Cette biographie sera simple, comme la vie de celui qui en est l’objet. Simple mais point banale et elle peut être une utile leçon de loyauté et de courage.
Yvetot, déjà plusieurs fois condamné et qui, à peine âgé d’une quarantaine d’années, possède un passé de militant, est né à Paris, dans la caserne des Minimes.

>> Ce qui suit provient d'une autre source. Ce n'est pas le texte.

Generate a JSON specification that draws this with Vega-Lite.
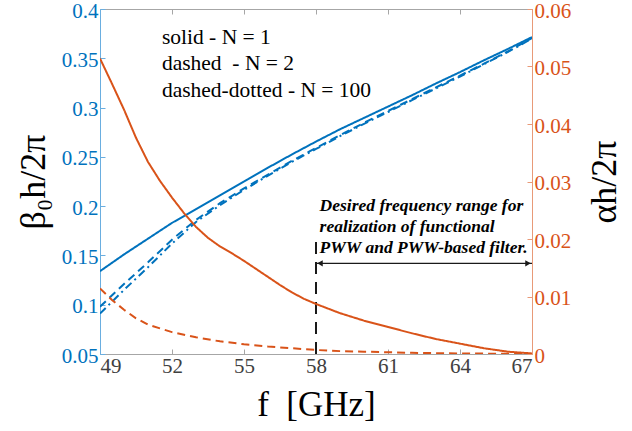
{
  "$schema": "https://vega.github.io/schema/vega-lite/v6.json",
  "width": 432,
  "height": 345,
  "autosize": "none",
  "padding": {"left": 100, "top": 9, "right": 100, "bottom": 77},
  "config": {
    "font": "Liberation Serif",
    "view": {"stroke": "#a6a6a6", "strokeWidth": 1},
    "axis": {"grid": false, "labelFont": "Liberation Serif", "titleFont": "Liberation Serif", "titleFontWeight": "normal"}
  },
  "datasets": {
    "beta": [
      {"f": 49, "v": 0.134, "N": "1"}, {"f": 50, "v": 0.151, "N": "1"}, {"f": 51, "v": 0.167, "N": "1"},
      {"f": 52, "v": 0.183, "N": "1"}, {"f": 53, "v": 0.197, "N": "1"}, {"f": 54, "v": 0.211, "N": "1"},
      {"f": 55, "v": 0.225, "N": "1"}, {"f": 56, "v": 0.239, "N": "1"}, {"f": 57, "v": 0.2525, "N": "1"},
      {"f": 58, "v": 0.2655, "N": "1"}, {"f": 59, "v": 0.278, "N": "1"}, {"f": 60, "v": 0.2895, "N": "1"},
      {"f": 61, "v": 0.301, "N": "1"}, {"f": 62, "v": 0.3125, "N": "1"}, {"f": 63, "v": 0.3245, "N": "1"},
      {"f": 64, "v": 0.336, "N": "1"}, {"f": 65, "v": 0.348, "N": "1"}, {"f": 66, "v": 0.3595, "N": "1"},
      {"f": 67, "v": 0.3715, "N": "1"},
      {"f": 49, "v": 0.098, "N": "2"}, {"f": 50, "v": 0.121, "N": "2"}, {"f": 51, "v": 0.143, "N": "2"},
      {"f": 52, "v": 0.166, "N": "2"}, {"f": 53, "v": 0.186, "N": "2"}, {"f": 54, "v": 0.203, "N": "2"},
      {"f": 55, "v": 0.218, "N": "2"}, {"f": 56, "v": 0.232, "N": "2"}, {"f": 57, "v": 0.246, "N": "2"},
      {"f": 58, "v": 0.259, "N": "2"}, {"f": 59, "v": 0.272, "N": "2"}, {"f": 60, "v": 0.2845, "N": "2"},
      {"f": 61, "v": 0.2965, "N": "2"}, {"f": 62, "v": 0.3085, "N": "2"}, {"f": 63, "v": 0.3205, "N": "2"},
      {"f": 64, "v": 0.3325, "N": "2"}, {"f": 65, "v": 0.3445, "N": "2"}, {"f": 66, "v": 0.357, "N": "2"},
      {"f": 67, "v": 0.3705, "N": "2"},
      {"f": 49, "v": 0.091, "N": "100"}, {"f": 50, "v": 0.115, "N": "100"}, {"f": 51, "v": 0.138, "N": "100"},
      {"f": 52, "v": 0.162, "N": "100"}, {"f": 53, "v": 0.184, "N": "100"}, {"f": 54, "v": 0.201, "N": "100"},
      {"f": 55, "v": 0.2165, "N": "100"}, {"f": 56, "v": 0.231, "N": "100"}, {"f": 57, "v": 0.245, "N": "100"},
      {"f": 58, "v": 0.258, "N": "100"}, {"f": 59, "v": 0.271, "N": "100"}, {"f": 60, "v": 0.2835, "N": "100"},
      {"f": 61, "v": 0.2955, "N": "100"}, {"f": 62, "v": 0.3075, "N": "100"}, {"f": 63, "v": 0.3195, "N": "100"},
      {"f": 64, "v": 0.3315, "N": "100"}, {"f": 65, "v": 0.344, "N": "100"}, {"f": 66, "v": 0.3565, "N": "100"},
      {"f": 67, "v": 0.370, "N": "100"}
    ],
    "alpha": [
      {"f": 49, "v": 0.0514, "N": "1"}, {"f": 49.5, "v": 0.047, "N": "1"}, {"f": 50, "v": 0.0425, "N": "1"},
      {"f": 50.5, "v": 0.0376, "N": "1"}, {"f": 51, "v": 0.0334, "N": "1"}, {"f": 51.5, "v": 0.0301, "N": "1"},
      {"f": 52, "v": 0.0272, "N": "1"}, {"f": 52.5, "v": 0.0245, "N": "1"}, {"f": 53, "v": 0.0221, "N": "1"},
      {"f": 53.5, "v": 0.0202, "N": "1"}, {"f": 54, "v": 0.0187, "N": "1"}, {"f": 54.5, "v": 0.0175, "N": "1"},
      {"f": 55, "v": 0.0162, "N": "1"}, {"f": 55.5, "v": 0.0148, "N": "1"}, {"f": 56, "v": 0.0134, "N": "1"},
      {"f": 56.5, "v": 0.012, "N": "1"}, {"f": 57, "v": 0.0107, "N": "1"}, {"f": 57.5, "v": 0.0096, "N": "1"},
      {"f": 58, "v": 0.0087, "N": "1"}, {"f": 59, "v": 0.0071, "N": "1"}, {"f": 60, "v": 0.0058, "N": "1"},
      {"f": 61, "v": 0.0047, "N": "1"}, {"f": 62, "v": 0.0036, "N": "1"}, {"f": 63, "v": 0.0026, "N": "1"},
      {"f": 64, "v": 0.0018, "N": "1"}, {"f": 65, "v": 0.001, "N": "1"}, {"f": 66, "v": 0.0004, "N": "1"},
      {"f": 67, "v": 0.0001, "N": "1"},
      {"f": 49, "v": 0.0114, "N": "2"}, {"f": 49.5, "v": 0.0094, "N": "2"}, {"f": 50, "v": 0.0077, "N": "2"},
      {"f": 50.5, "v": 0.0062, "N": "2"}, {"f": 51, "v": 0.0051, "N": "2"}, {"f": 52, "v": 0.0038, "N": "2"},
      {"f": 53, "v": 0.0029, "N": "2"}, {"f": 54, "v": 0.0022, "N": "2"}, {"f": 55, "v": 0.0017, "N": "2"},
      {"f": 56, "v": 0.0013, "N": "2"}, {"f": 57, "v": 0.001, "N": "2"}, {"f": 58, "v": 0.0007, "N": "2"},
      {"f": 59, "v": 0.0005, "N": "2"}, {"f": 60, "v": 0.0004, "N": "2"}, {"f": 61, "v": 0.0003, "N": "2"},
      {"f": 62, "v": 0.0002, "N": "2"}, {"f": 64, "v": 0.0001, "N": "2"}, {"f": 67, "v": 0.0, "N": "2"}
    ],
    "legendText": [
      {"f": 51.58, "v": 0.371, "label": "solid - N = 1"},
      {"f": 51.58, "v": 0.344, "label": "dashed\u00a0 - N = 2"},
      {"f": 51.58, "v": 0.317, "label": "dashed-dotted - N = 100"}
    ],
    "noteText": [
      {"f": 58.15, "v": 0.2, "label": "Desired frequency range for"},
      {"f": 58.15, "v": 0.179, "label": "realization of functional"},
      {"f": 58.15, "v": 0.158, "label": "PWW and PWW-based filter."}
    ],
    "vline": [{"f": 58, "v": 0.05, "v2": 0.168}],
    "arrow": [{"f": 58, "f2": 67, "v": 0.142}],
    "heads": [{"f": 58, "v": 0.142, "side": "L"}, {"f": 67, "v": 0.142, "side": "R"}]
  },
  "layer": [
    {
      "layer": [
        {
          "data": {"name": "beta"},
          "mark": {"type": "line", "strokeWidth": 2, "color": "#0072BD", "clip": true},
          "encoding": {
            "x": {"field": "f", "type": "quantitative",
              "scale": {"domain": [49, 67], "nice": false, "zero": false},
              "axis": {"orient": "bottom", "values": [49, 52, 55, 58, 61, 64, 67], "title": "f\u00a0\u00a0[GHz]",
                "titleFont": "Liberation Serif", "labelFont": "Liberation Serif",
                "titleFontSize": 35, "titleColor": "#000000", "titlePadding": 11,
                "labelFontSize": 21, "labelColor": "#404040", "labelPadding": 6,
                "domainColor": "#a6a6a6", "tickColor": "#a6a6a6", "tickSize": -5}},
            "y": {"field": "v", "type": "quantitative",
              "scale": {"domain": [0.05, 0.4], "nice": false, "zero": false},
              "axis": {"orient": "left", "values": [0.05, 0.1, 0.15, 0.2, 0.25, 0.3, 0.35, 0.4], "format": "~f",
                "titleFont": "Liberation Serif", "labelFont": "Liberation Serif",
                "title": "β₀h/2π", "titleFontSize": 36, "titleColor": "#000000", "titlePadding": 9,
                "labelFontSize": 21, "labelColor": "#0072BD", "labelPadding": 7, "labelOffset": 2,
                "domainColor": "#6aaee0", "tickColor": "#6aaee0", "tickSize": -5}},
            "strokeDash": {"field": "N", "type": "nominal",
              "scale": {"domain": ["1", "2", "100"], "range": [[1, 0], [8, 5], [8, 4, 2, 4]]}, "legend": null},
            "detail": {"field": "N"}
          }
        },
        {
          "data": {"name": "vline"},
          "mark": {"type": "rule", "color": "#1a1a1a", "strokeWidth": 2, "strokeDash": [12, 8]},
          "encoding": {
            "x": {"field": "f", "type": "quantitative"},
            "y": {"field": "v", "type": "quantitative"},
            "y2": {"field": "v2"}
          }
        },
        {
          "data": {"name": "arrow"},
          "mark": {"type": "rule", "color": "#1a1a1a", "strokeWidth": 1.3},
          "encoding": {
            "x": {"field": "f", "type": "quantitative"},
            "x2": {"field": "f2"},
            "y": {"field": "v", "type": "quantitative"}
          }
        },
        {
          "data": {"name": "heads"},
          "transform": [{"filter": "datum.side == 'L'"}],
          "mark": {"type": "point", "shape": "triangle-left", "filled": true, "color": "#1a1a1a", "size": 40, "opacity": 1, "xOffset": 4},
          "encoding": {
            "x": {"field": "f", "type": "quantitative"},
            "y": {"field": "v", "type": "quantitative"}
          }
        },
        {
          "data": {"name": "heads"},
          "transform": [{"filter": "datum.side == 'R'"}],
          "mark": {"type": "point", "shape": "triangle-right", "filled": true, "color": "#1a1a1a", "size": 40, "opacity": 1, "xOffset": -4},
          "encoding": {
            "x": {"field": "f", "type": "quantitative"},
            "y": {"field": "v", "type": "quantitative"}
          }
        },
        {
          "data": {"name": "legendText"},
          "mark": {"type": "text", "align": "left", "baseline": "middle", "fontSize": 21.5, "font": "Liberation Serif", "color": "#000000"},
          "encoding": {
            "x": {"field": "f", "type": "quantitative"},
            "y": {"field": "v", "type": "quantitative"},
            "text": {"field": "label"}
          }
        },
        {
          "data": {"name": "noteText"},
          "mark": {"type": "text", "align": "left", "baseline": "middle", "fontSize": 17.5, "font": "Liberation Serif", "fontStyle": "italic", "fontWeight": "bold", "color": "#000000"},
          "encoding": {
            "x": {"field": "f", "type": "quantitative"},
            "y": {"field": "v", "type": "quantitative"},
            "text": {"field": "label"}
          }
        }
      ]
    },
    {
      "data": {"name": "alpha"},
      "mark": {"type": "line", "strokeWidth": 2, "color": "#D95319", "clip": true},
      "encoding": {
        "x": {"field": "f", "type": "quantitative",
          "axis": {"orient": "top", "values": [49, 52, 55, 58, 61, 64, 67], "labels": false, "title": null,
            "domain": false, "tickColor": "#a6a6a6", "tickSize": -5}},
        "y": {"field": "v", "type": "quantitative",
          "scale": {"domain": [0, 0.06], "nice": false, "zero": false},
          "axis": {"orient": "right", "values": [0, 0.01, 0.02, 0.03, 0.04, 0.05, 0.06], "format": "~f",
            "titleFont": "Liberation Serif", "labelFont": "Liberation Serif",
            "title": "αh/2π", "titleFontSize": 36, "titleColor": "#000000", "titlePadding": 53, "titleAngle": -90,
            "labelFontSize": 21, "labelColor": "#D95319", "labelPadding": 7, "labelOffset": 2,
            "domainColor": "#e89a78", "tickColor": "#e89a78", "tickSize": -5}},
        "strokeDash": {"field": "N", "type": "nominal",
          "scale": {"domain": ["1", "2"], "range": [[1, 0], [8, 5]]}, "legend": null},
        "detail": {"field": "N"}
      }
    }
  ],
  "resolve": {"scale": {"y": "independent", "strokeDash": "independent"}, "axis": {"x": "independent"}}
}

Il est le fils d’un gendarme. Son père, issu d’un brave gars de Normandie servit d’abord dans la garde impériale, puis, son temps fini, ne voulut pas revenir chez lui travailler la terre au profit des autres. Il refusa également de continuer des études commencées pour la prêtrise ; il se maria, entra dans la gendarmerie et devint bientôt le père de deux enfants : une fille qui mourut dans un couvent en 1887 et un garçon qui devait devenir un terrible révolutionnaire.
Georges Yvetot a donc grandi dans un milieu clérical et militariste. A la vérité, son père n’était pas un gendarme sans pitié, à cheval sur les principes ; il était plutôt remarquable par son manque de zèle. A sept ans, Yvetot perdit sa mère. A douze ans, il perdit son père qui mourut le jour même où il devait prendre sa retraite. L’orphelin se trouva en face d’une belle-mère (son père s’était remarié) qui ne demandait qu’à se débarrasser de lui. Déjà il avait été renvoyé de l’école des frères où on l’avait placé, à cause de son insupportable conduite. C’était un batailleur, un rouspéteur dont on voulait faire un enfant de troupe et qui aurait pu devenir un militaire. On se contenta de le placer à Auteuil, à l’orphelinat de l’abbé Roussel où il payait lui-même sa pension avec la retraite de son père.
C’est là que le jeune Yvetot apprit, de 1880 à 1887, le métier de typo. Il a gardé un excellent souvenir de son passage à l’Orphelinat d’Auteuil et, volontiers, il déclare que les Jésuites qui le gardaient enfant ne sont pas sensiblement différents des Jésuites de toutes nuances qu’il a connus, homme.